To do »
Write out only the lines from the start of the entries up to and including the line with "CJK JP', 'Noto"; please skip the pictures.

Dataset records »
★ ★ ★

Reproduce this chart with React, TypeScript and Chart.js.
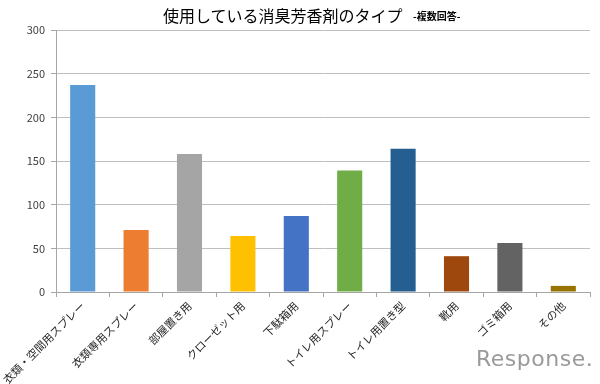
import React, { useEffect, useRef } from "react";
import { Chart, registerables } from "chart.js";

Chart.register(...registerables);

const categories = [
  "衣類・空間用スプレー",
  "衣類専用スプレー",
  "部屋置き用",
  "クローゼット用",
  "下駄箱用",
  "トイレ用スプレー",
  "トイレ用置き型",
  "靴用",
  "ゴミ箱用",
  "その他",
];
const values = [237, 71, 158, 64, 87, 139, 164, 41, 56, 7];
const barColors = [
  "#5B9BD5",
  "#ED7D31",
  "#A5A5A5",
  "#FFC000",
  "#4472C4",
  "#70AD47",
  "#255E91",
  "#9E480E",
  "#636363",
  "#997300",
];
const yTicks = [0, 50, 100, 150, 200, 250, 300];
const titleMain = "使用している消臭芳香剤のタイプ";
const titleSub = "-複数回答-";
const watermark = "Response.";

const FONT = "'Noto Sans CJK JP', 'Noto Sans', sans-serif";

export default function App() {
  const ref = useRef<HTMLCanvasElement | null>(null);
  useEffect(() => {
    if (!ref.current) return;
    const chart = new Chart(ref.current, {
      type: "bar",
      data: {
        labels: categories,
        datasets: [
          {
            data: values,
            backgroundColor: barColors,
            borderWidth: 0,
            barPercentage: 0.47,
            categoryPercentage: 1,
          },
        ],
      },
      options: {
        animation: false,
        responsive: false,
        maintainAspectRatio: false,
        layout: { padding: { top: 30, right: 10, left: 0, bottom: 0 } },
        plugins: {
          legend: { display: false },
          tooltip: { enabled: false },
        },
        scales: {
          x: {
            afterFit: (axis: any) => {
              axis.height = 92;
            },
            grid: {
              display: true,
              drawOnChartArea: false,
              drawTicks: true,
              tickLength: 5,
              color: "#a6a6a6",
              offset: true,
            },
            border: { color: "#a6a6a6" },
            ticks: {
              minRotation: 45,
              maxRotation: 45,
              autoSkip: false,
              color: "#262626",
              font: { family: FONT, size: 11 },
              padding: 2,
            },
          },
          y: {
            min: 0,
            max: 300,
            afterFit: (axis: any) => {
              axis.width = 56;
            },
            afterBuildTicks: (axis: any) => {
              axis.ticks = yTicks.map((v) => ({ value: v }));
            },
            grid: {
              color: "#bfbfbf",
              drawTicks: true,
              tickLength: 5,
              tickColor: "#a6a6a6",
            },
            border: { color: "#a6a6a6" },
            ticks: {
              color: "#404040",
              font: { family: FONT, size: 11 },
              padding: 6,
            },
          },
        },
      },
    });
    return () => chart.destroy();
  }, []);

  return (
    <div style={{ position: "fixed", left: 0, top: 0, width: 600, height: 384, background: "#fff" }}>
      <canvas ref={ref} width={600} height={384} style={{ position: "absolute", left: 0, top: 0 }} />
      <div
        style={{
          position: "absolute",
          left: 163,
          top: 3,
          fontFamily: FONT,
          fontSize: 16,
          lineHeight: "24px",
          color: "#000",
          whiteSpace: "nowrap",
        }}
      >
        {titleMain}
      </div>
      <div
        style={{
          position: "absolute",
          left: 413,
          top: 8,
          fontFamily: FONT,
          fontSize: 10,
          fontWeight: 700,
          lineHeight: "16px",
          color: "#000",
          whiteSpace: "nowrap",
        }}
      >
        {titleSub}
      </div>
      <div
        style={{
          position: "absolute",
          left: 476,
          top: 346,
          fontFamily: "'DejaVu Sans', sans-serif",
          fontSize: 22,
          color: "#9a9a9a",
          letterSpacing: 0.5,
        }}
      >
        {watermark}
      </div>
    </div>
  );
}
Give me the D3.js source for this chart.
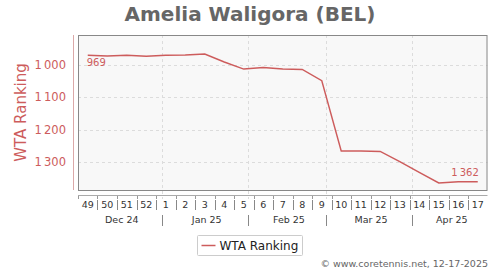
<!DOCTYPE html>
<html>
<head>
<meta charset="utf-8">
<script src="https://cdn.jsdelivr.net/npm/d3@7"></script>
<style>
  body { margin: 0; background: #fff; }
  svg { display: block; font-family: "DejaVu Sans", sans-serif; }
</style>
</head>
<body>
<svg width="500" height="270"></svg>
<script>
// week numbers shown on the axis, 49/2024 .. 17/2025
var weeks = [49, 50, 51, 52, 1, 2, 3, 4, 5, 6, 7, 8, 9, 10, 11, 12, 13, 14, 15, 16, 17];
// WTA ranking per week
var ranking = [969, 971, 969, 972, 969, 968, 965, 990, 1012, 1007, 1012, 1013, 1048, 1267, 1267, 1268, 1300, 1333, 1366, 1362, 1362];
var yTicks = [1000, 1100, 1200, 1300];
var months = ["Dec 24", "Jan 25", "Feb 25", "Mar 25", "Apr 25"];
var firstMonday = new Date(Date.UTC(2024, 11, 2));

var svg = d3.select("svg"),
    width = +svg.attr("width"),
    height = +svg.attr("height");

var red = "#cd5c5c";
var plotL = 78, plotR = 487.5, plotT = 35, plotB = 190;

var weekStart = weeks.map(function(w, i) { return d3.utcDay.offset(firstMonday, 7 * i); });
var lastDay = d3.utcDay.offset(firstMonday, 7 * weeks.length);

var x = d3.scaleUtc()
    .domain([firstMonday, lastDay])
    .range([plotL, plotR]);

var y = d3.scaleLinear()
    .domain([906, 1388])
    .range([plotT, plotB]);

var fmt = d3.formatLocale({ decimal: ".", thousands: "\u2009", grouping: [3], currency: ["", ""] }).format(",");

function mid(d) { return d3.utcHour.offset(d, 84); }

// plot background
svg.append("rect")
    .attr("x", plotL).attr("y", plotT)
    .attr("width", plotR - plotL).attr("height", plotB - plotT)
    .attr("fill", "#f8f8f8");

// month boundaries
var monthStarts = d3.utcMonth.range(d3.utcMonth.ceil(firstMonday), lastDay);

// grid
svg.append("g").selectAll("line")
    .data(yTicks)
    .enter().append("line")
    .attr("x1", plotL).attr("x2", plotR)
    .attr("y1", function(d) { return Math.round(y(d)) + 0.5; })
    .attr("y2", function(d) { return Math.round(y(d)) + 0.5; })
    .attr("stroke", "#dcdcdc")
    .attr("stroke-dasharray", "3,3");

svg.append("g").selectAll("line")
    .data(monthStarts)
    .enter().append("line")
    .attr("x1", function(d) { return Math.round(x(d)) + 0.5; })
    .attr("x2", function(d) { return Math.round(x(d)) + 0.5; })
    .attr("y1", plotT).attr("y2", 199)
    .attr("stroke", "#dcdcdc")
    .attr("stroke-dasharray", "3,3");

// plot frame
svg.append("rect")
    .attr("x", plotL + 0.5).attr("y", plotT + 0.5)
    .attr("width", plotR - plotL - 1).attr("height", plotB - plotT)
    .attr("fill", "none")
    .attr("stroke", "#888");

// y axis
svg.append("line")
    .attr("x1", 73.5).attr("x2", 73.5)
    .attr("y1", plotT).attr("y2", plotB)
    .attr("stroke", "#dba8a8");

svg.append("g").selectAll("text")
    .data(yTicks)
    .enter().append("text")
    .attr("x", 66)
    .attr("y", function(d) { return y(d) + 4; })
    .attr("text-anchor", "end")
    .attr("fill", red)
    .attr("font-size", "11.5px")
    .text(function(d) { return fmt(d); });

svg.append("text")
    .attr("transform", "translate(26," + ((plotT + plotB) / 2) + ") rotate(-90)")
    .attr("text-anchor", "middle")
    .attr("fill", red)
    .attr("font-size", "15px")
    .text("WTA Ranking");

// x axis line and week ticks
svg.append("line")
    .attr("x1", plotL).attr("x2", plotR)
    .attr("y1", 195.5).attr("y2", 195.5)
    .attr("stroke", "#aaa");

svg.append("g").selectAll("line")
    .data(weekStart)
    .enter().append("line")
    .attr("x1", function(d) { return Math.round(x(d)) + 0.5; })
    .attr("x2", function(d) { return Math.round(x(d)) + 0.5; })
    .attr("y1", 196).attr("y2", 199)
    .attr("stroke", "#999");

// week labels with separators
svg.append("g").selectAll("text")
    .data(weeks)
    .enter().append("text")
    .attr("x", function(d, i) { return x(mid(weekStart[i])); })
    .attr("y", 208)
    .attr("text-anchor", "middle")
    .attr("fill", "#333")
    .attr("font-size", "9.5px")
    .text(function(d) { return d; });

svg.append("g").selectAll("line")
    .data(weekStart.slice(1))
    .enter().append("line")
    .attr("x1", function(d) { return Math.round(x(d)) + 0.5; })
    .attr("x2", function(d) { return Math.round(x(d)) + 0.5; })
    .attr("y1", 200).attr("y2", 210)
    .attr("stroke", "#888");

// month labels with separators
var monthEdges = [firstMonday].concat(monthStarts, [lastDay]);
svg.append("g").selectAll("text")
    .data(months)
    .enter().append("text")
    .attr("x", function(d, i) { return (x(monthEdges[i]) + x(monthEdges[i + 1])) / 2 + 2; })
    .attr("y", 223)
    .attr("text-anchor", "middle")
    .attr("fill", "#333")
    .attr("font-size", "9.5px")
    .text(function(d) { return d; });

svg.append("g").selectAll("line")
    .data(monthStarts)
    .enter().append("line")
    .attr("x1", function(d) { return Math.round(x(d)) + 0.5; })
    .attr("x2", function(d) { return Math.round(x(d)) + 0.5; })
    .attr("y1", 215).attr("y2", 226)
    .attr("stroke", "#888");

// ranking line
var line = d3.line()
    .x(function(d, i) { return x(mid(weekStart[i])); })
    .y(function(d) { return y(d); });

svg.append("path")
    .datum(ranking)
    .attr("fill", "none")
    .attr("stroke", red)
    .attr("stroke-width", 1.5)
    .attr("d", line);

// first and last value labels
var n = ranking.length;
svg.append("text")
    .attr("x", x(mid(weekStart[0])) - 1)
    .attr("y", y(ranking[0]) + 11)
    .attr("fill", red)
    .attr("font-size", "10px")
    .text(fmt(ranking[0]));

svg.append("text")
    .attr("x", x(mid(weekStart[n - 1])) + 1)
    .attr("y", y(ranking[n - 1]) - 6)
    .attr("text-anchor", "end")
    .attr("fill", red)
    .attr("font-size", "10px")
    .text(fmt(ranking[n - 1]));

// title
svg.append("text")
    .attr("x", width / 2)
    .attr("y", 21)
    .attr("text-anchor", "middle")
    .attr("fill", "#666")
    .attr("font-size", "20px")
    .attr("font-weight", "bold")
    .text("Amelia Waligora (BEL)");

// legend
var lg = svg.append("g").attr("transform", "translate(197.5,235.5)");
lg.append("rect")
    .attr("width", 105).attr("height", 20)
    .attr("rx", 1)
    .attr("fill", "#fff")
    .attr("stroke", "#ccc");
lg.append("line")
    .attr("x1", 4).attr("x2", 18)
    .attr("y1", 10).attr("y2", 10)
    .attr("stroke", red)
    .attr("stroke-width", 1.5);
lg.append("text")
    .attr("x", 22).attr("y", 14.5)
    .attr("fill", "#222")
    .attr("font-size", "12px")
    .text("WTA Ranking");

// credit
svg.append("text")
    .attr("x", 488)
    .attr("y", 267)
    .attr("text-anchor", "end")
    .attr("fill", "#666")
    .attr("font-size", "9.5px")
    .text("\u00a9 www.coretennis.net, 12-17-2025");
</script>
</body>
</html>
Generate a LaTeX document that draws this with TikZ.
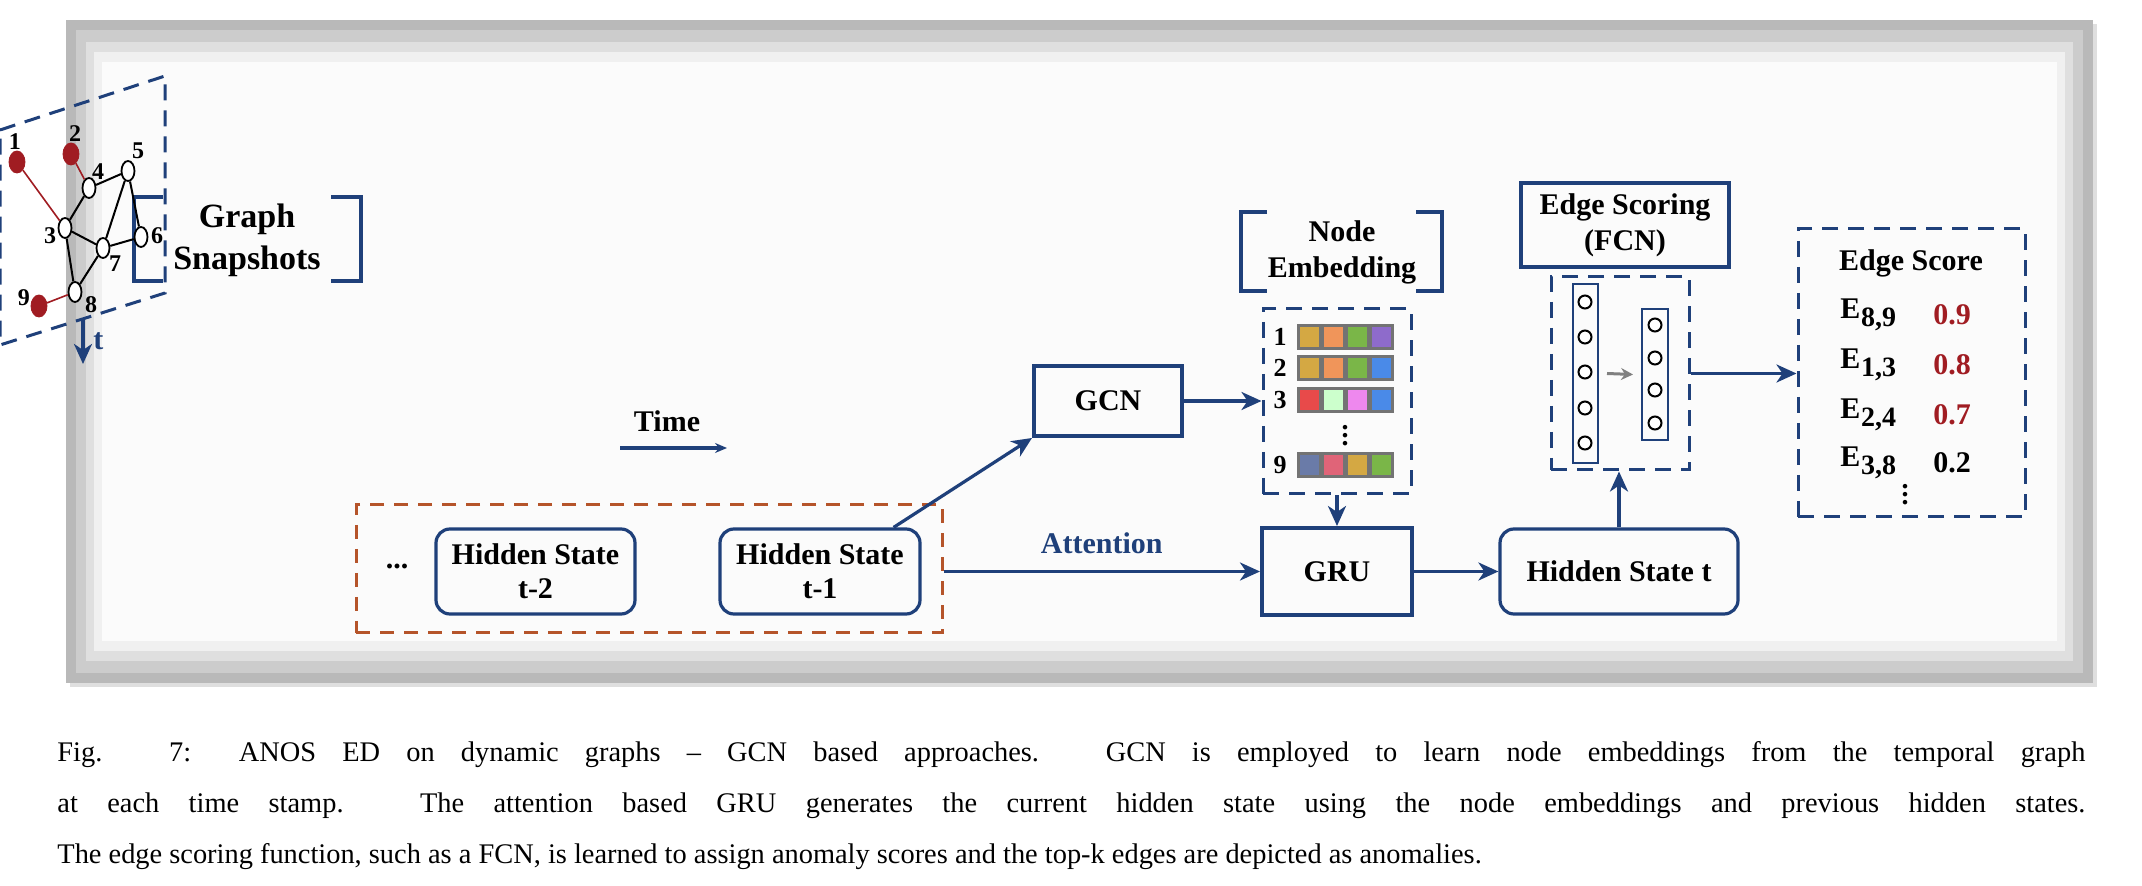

★ ★ ★

Written response »
Reproduce this chart with React, TypeScript and Chart.js.
import React, { useEffect, useRef } from "react";
import { Chart, registerables } from "chart.js";

Chart.register(...registerables);

const categories = [
  "衣類・空間用スプレー",
  "衣類専用スプレー",
  "部屋置き用",
  "クローゼット用",
  "下駄箱用",
  "トイレ用スプレー",
  "トイレ用置き型",
  "靴用",
  "ゴミ箱用",
  "その他",
];
const values = [237, 71, 158, 64, 87, 139, 164, 41, 56, 7];
const barColors = [
  "#5B9BD5",
  "#ED7D31",
  "#A5A5A5",
  "#FFC000",
  "#4472C4",
  "#70AD47",
  "#255E91",
  "#9E480E",
  "#636363",
  "#997300",
];
const yTicks = [0, 50, 100, 150, 200, 250, 300];
const titleMain = "使用している消臭芳香剤のタイプ";
const titleSub = "-複数回答-";
const watermark = "Response.";

const FONT = "'Noto Sans CJK JP', 'Noto Sans', sans-serif";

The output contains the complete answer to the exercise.